Matroids in OSCAR
Daniel Corey, Lukas Kühne, Benjamin Schröter
TL;DR
This work presents OSCAR's matroid module, focusing on efficiently computing realization spaces $\mathcal{R}(\mathsf{M};\mathbb{F})$ and Chow rings $\mathrm{A}(\mathsf{M})$ for matroids. It introduces an affine-coordinate-ring algorithm that encodes realizations via a determinant matrix $X$, imposes basis-based polynomial constraints, factors out scalings, and uses Gröbner-basis reductions to decide realizability through the ring $S_{\mathsf{M}}$, with speedups such as basis selection and ambient-space reduction. A broad set of examples (Fano, non-Fano, Vámos, Möbius–Kantor, K4, Pappus) demonstrates field-dependent realizability, single-point realizations, and geometric realization spaces, while Mnëv universality and polyDB integration illustrate the depth and breadth of realizability phenomena. The Chow-ring treatment defines $\mathrm{A}(\mathsf{M})$ and its Lefschetz structure, enabling computation of invariants and establishing connections between matroid invariants (via the Tutte and characteristic polynomials) and geometric properties, including the Happel–Adiprasito–Huh–Katz results on log-concavity through the Hodge–Riemann framework. Overall, the paper provides concrete computational tools that bridge combinatorics and algebraic geometry, enabling systematic study of realizability and Chow-theoretic properties with practical software support.
Abstract
OSCAR is an innovative new computer algebra system which combines and extends the power of its four cornerstone systems - GAP (group theory), Singular (algebra and algebraic geometry), Polymake (polyhedral geometry), and Antic (number theory).
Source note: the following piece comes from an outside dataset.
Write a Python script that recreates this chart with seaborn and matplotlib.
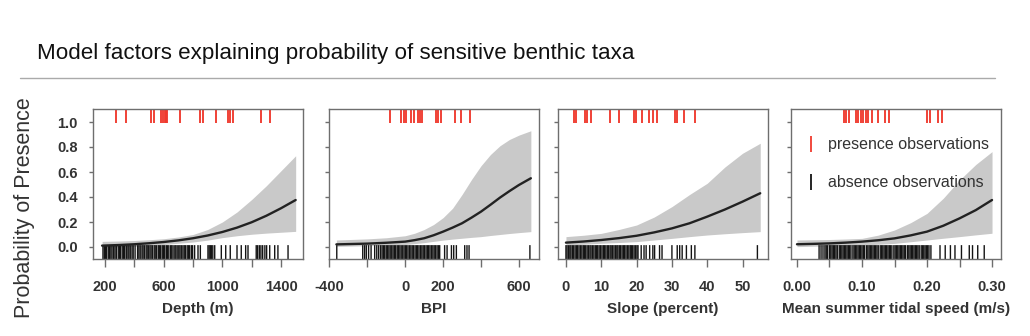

Here, we present parts of the module handeling matroids in OSCAR, which will appear as a chapter of the upcoming OSCAR book. A matroid is a fundamental and actively studied object in combinatorics. Matroids generalize linear dependency in vector spaces as well as many aspects of graph theory. Moreover, matroids form a cornerstone of tropical geometry and a deep link between algebraic geometry and combinatorics. Our focus lies in particular on computing the realization space and the Chow ring of a matroid.